Exercise data start

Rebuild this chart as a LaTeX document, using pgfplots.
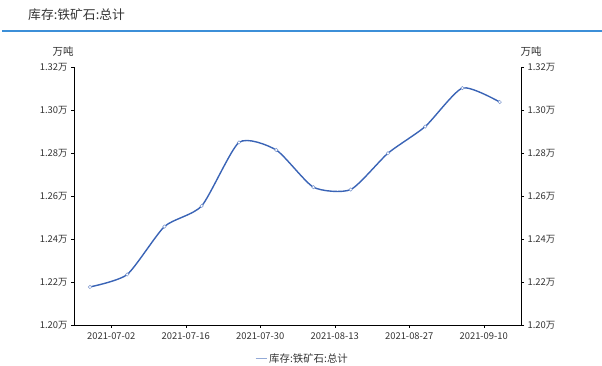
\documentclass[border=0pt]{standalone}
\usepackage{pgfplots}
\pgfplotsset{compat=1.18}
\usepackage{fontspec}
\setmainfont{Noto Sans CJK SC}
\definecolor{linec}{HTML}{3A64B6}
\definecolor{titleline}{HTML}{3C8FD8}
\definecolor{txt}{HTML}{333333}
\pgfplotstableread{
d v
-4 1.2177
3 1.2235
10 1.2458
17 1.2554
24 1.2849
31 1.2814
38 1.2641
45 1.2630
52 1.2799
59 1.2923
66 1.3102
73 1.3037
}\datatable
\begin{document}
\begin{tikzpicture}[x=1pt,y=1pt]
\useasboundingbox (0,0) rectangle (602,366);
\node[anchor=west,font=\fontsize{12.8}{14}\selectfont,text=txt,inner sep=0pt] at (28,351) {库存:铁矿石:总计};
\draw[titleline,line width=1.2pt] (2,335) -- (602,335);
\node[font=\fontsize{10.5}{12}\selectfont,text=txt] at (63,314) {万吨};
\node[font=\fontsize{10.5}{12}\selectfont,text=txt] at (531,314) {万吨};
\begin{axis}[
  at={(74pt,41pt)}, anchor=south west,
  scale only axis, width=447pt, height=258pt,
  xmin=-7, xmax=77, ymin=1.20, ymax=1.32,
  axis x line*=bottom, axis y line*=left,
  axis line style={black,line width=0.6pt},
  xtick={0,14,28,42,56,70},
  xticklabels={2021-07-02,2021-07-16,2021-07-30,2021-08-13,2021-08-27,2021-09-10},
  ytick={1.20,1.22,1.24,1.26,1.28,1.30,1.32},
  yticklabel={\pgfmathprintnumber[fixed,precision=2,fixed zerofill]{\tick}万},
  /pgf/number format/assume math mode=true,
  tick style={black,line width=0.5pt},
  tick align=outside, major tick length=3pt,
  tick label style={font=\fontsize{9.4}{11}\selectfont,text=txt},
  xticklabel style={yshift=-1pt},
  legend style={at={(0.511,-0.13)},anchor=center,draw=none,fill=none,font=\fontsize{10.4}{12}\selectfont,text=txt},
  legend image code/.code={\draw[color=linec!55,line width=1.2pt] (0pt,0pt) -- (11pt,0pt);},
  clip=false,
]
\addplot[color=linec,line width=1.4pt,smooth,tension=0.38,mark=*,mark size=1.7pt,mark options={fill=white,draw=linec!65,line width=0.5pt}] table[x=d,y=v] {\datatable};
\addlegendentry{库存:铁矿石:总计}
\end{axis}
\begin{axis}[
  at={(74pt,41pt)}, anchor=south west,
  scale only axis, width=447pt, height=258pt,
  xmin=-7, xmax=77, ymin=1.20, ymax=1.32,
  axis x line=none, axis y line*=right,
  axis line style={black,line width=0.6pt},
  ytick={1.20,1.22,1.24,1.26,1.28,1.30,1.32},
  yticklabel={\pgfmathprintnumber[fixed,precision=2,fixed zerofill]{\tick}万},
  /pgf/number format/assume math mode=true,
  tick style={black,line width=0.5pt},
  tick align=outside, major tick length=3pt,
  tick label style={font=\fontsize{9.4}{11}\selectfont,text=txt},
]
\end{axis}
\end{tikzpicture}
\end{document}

Exercise data end
Exercise data start

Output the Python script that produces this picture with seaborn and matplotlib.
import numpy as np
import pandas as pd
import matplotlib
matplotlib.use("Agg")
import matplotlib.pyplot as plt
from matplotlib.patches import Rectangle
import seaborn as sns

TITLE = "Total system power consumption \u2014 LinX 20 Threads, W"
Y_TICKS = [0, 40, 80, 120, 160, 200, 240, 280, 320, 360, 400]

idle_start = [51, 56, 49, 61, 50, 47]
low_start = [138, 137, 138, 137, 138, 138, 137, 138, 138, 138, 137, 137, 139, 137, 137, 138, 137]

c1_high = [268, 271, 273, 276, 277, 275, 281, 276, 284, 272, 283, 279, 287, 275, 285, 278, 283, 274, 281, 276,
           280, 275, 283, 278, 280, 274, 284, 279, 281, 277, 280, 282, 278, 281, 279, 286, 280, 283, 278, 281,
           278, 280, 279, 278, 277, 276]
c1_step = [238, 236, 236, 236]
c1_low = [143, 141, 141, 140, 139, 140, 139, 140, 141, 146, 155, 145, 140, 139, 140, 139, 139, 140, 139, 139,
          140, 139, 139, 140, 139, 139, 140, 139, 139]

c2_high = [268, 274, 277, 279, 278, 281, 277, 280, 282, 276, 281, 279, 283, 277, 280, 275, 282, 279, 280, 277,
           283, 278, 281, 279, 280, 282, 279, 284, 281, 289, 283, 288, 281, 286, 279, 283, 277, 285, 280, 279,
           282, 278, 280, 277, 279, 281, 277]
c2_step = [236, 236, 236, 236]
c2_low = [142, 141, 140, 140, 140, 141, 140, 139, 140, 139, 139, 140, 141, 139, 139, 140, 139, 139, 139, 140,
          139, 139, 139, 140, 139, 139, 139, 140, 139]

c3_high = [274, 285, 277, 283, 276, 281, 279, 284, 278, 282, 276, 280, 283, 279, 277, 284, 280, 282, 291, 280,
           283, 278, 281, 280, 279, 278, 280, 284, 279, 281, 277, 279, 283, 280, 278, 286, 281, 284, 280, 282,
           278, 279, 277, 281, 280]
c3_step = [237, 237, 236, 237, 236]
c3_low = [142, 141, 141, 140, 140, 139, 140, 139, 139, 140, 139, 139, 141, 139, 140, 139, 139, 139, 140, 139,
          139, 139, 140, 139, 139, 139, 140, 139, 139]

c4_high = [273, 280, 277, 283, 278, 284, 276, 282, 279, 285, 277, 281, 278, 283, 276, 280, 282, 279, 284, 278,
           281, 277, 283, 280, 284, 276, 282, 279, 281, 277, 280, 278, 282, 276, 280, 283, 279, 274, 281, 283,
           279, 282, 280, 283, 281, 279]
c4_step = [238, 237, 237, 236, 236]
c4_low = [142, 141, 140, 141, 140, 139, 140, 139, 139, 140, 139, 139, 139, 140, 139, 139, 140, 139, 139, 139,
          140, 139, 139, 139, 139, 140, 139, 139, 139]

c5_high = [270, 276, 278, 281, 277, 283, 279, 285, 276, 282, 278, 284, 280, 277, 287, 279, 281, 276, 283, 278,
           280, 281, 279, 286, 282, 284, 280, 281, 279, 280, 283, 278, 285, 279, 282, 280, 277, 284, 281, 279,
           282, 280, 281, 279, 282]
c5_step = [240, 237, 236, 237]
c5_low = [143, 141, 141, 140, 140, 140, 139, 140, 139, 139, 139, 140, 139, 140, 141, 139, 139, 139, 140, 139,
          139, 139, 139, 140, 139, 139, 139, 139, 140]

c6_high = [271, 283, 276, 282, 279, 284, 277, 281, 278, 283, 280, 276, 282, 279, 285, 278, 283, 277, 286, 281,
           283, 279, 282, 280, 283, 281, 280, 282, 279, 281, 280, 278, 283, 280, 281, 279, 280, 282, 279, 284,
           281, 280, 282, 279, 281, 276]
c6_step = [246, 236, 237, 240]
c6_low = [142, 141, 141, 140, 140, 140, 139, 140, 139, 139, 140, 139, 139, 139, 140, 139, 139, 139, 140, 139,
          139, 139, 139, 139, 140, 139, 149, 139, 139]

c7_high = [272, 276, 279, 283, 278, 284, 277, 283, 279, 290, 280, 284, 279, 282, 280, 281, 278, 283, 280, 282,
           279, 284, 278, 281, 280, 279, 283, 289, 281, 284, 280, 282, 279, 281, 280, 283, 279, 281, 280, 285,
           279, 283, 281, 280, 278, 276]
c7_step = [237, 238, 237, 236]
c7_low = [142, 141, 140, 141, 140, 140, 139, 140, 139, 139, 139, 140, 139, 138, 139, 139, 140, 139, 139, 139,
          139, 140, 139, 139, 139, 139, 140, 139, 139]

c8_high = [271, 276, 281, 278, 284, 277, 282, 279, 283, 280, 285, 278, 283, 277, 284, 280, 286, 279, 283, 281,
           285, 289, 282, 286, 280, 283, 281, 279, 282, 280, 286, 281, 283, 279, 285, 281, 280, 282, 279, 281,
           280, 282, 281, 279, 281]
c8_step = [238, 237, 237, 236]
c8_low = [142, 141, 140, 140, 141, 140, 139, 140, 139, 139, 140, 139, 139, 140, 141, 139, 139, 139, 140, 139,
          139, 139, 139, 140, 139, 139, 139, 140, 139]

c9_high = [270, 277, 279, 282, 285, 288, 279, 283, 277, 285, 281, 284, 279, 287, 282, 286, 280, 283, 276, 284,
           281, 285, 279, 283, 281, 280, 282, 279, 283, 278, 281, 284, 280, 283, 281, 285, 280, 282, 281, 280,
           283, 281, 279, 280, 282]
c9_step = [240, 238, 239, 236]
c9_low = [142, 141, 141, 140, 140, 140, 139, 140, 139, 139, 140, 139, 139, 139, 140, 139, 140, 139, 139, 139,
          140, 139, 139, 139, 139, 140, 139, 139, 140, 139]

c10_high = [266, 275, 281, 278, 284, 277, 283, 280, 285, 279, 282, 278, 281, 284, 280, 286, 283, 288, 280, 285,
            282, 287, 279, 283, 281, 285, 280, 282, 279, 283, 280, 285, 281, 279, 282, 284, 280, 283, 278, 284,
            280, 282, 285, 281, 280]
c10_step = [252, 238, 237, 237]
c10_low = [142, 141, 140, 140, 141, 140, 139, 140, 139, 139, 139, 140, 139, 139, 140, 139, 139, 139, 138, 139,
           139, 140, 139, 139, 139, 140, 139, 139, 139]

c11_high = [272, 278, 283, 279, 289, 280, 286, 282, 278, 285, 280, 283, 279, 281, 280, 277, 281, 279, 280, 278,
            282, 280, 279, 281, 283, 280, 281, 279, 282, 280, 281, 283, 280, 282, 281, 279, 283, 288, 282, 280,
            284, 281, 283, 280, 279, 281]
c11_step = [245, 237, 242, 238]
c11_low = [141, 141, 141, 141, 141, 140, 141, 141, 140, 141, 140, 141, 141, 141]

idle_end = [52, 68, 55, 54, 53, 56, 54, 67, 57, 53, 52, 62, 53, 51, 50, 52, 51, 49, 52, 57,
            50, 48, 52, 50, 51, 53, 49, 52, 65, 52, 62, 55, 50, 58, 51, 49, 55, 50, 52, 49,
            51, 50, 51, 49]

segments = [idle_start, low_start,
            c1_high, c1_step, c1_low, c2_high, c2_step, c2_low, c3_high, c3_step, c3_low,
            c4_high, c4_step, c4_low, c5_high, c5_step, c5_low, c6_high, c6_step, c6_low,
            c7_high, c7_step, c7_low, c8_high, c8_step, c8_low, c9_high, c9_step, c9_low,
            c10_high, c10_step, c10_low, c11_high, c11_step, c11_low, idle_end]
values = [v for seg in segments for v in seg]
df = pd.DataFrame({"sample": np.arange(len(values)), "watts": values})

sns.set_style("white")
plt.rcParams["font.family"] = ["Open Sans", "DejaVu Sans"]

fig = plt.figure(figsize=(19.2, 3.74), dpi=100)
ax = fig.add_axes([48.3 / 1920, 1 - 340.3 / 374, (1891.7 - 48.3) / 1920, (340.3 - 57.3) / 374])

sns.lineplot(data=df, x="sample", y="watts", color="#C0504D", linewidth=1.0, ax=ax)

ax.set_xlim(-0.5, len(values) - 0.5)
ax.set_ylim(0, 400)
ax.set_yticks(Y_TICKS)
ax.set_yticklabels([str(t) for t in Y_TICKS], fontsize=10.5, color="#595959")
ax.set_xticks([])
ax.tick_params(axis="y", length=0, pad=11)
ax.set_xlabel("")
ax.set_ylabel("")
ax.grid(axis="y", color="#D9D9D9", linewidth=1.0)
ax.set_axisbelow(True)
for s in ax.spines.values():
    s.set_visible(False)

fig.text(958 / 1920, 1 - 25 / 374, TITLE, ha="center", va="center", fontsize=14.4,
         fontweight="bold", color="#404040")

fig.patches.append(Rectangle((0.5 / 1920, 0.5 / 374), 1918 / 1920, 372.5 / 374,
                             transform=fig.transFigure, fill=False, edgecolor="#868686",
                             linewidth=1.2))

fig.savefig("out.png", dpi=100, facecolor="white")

Exercise data end

**What is being asked:** Extract from the records above the lines from the one containing "Output the Python" to the one containing "320, 360, 400]", both lines included, exactly as they appear and with nothing else.

**Task output:**
Output the Python script that produces this picture with seaborn and matplotlib.
import numpy as np
import pandas as pd
import matplotlib
matplotlib.use("Agg")
import matplotlib.pyplot as plt
from matplotlib.patches import Rectangle
import seaborn as sns

TITLE = "Total system power consumption \u2014 LinX 20 Threads, W"
Y_TICKS = [0, 40, 80, 120, 160, 200, 240, 280, 320, 360, 400]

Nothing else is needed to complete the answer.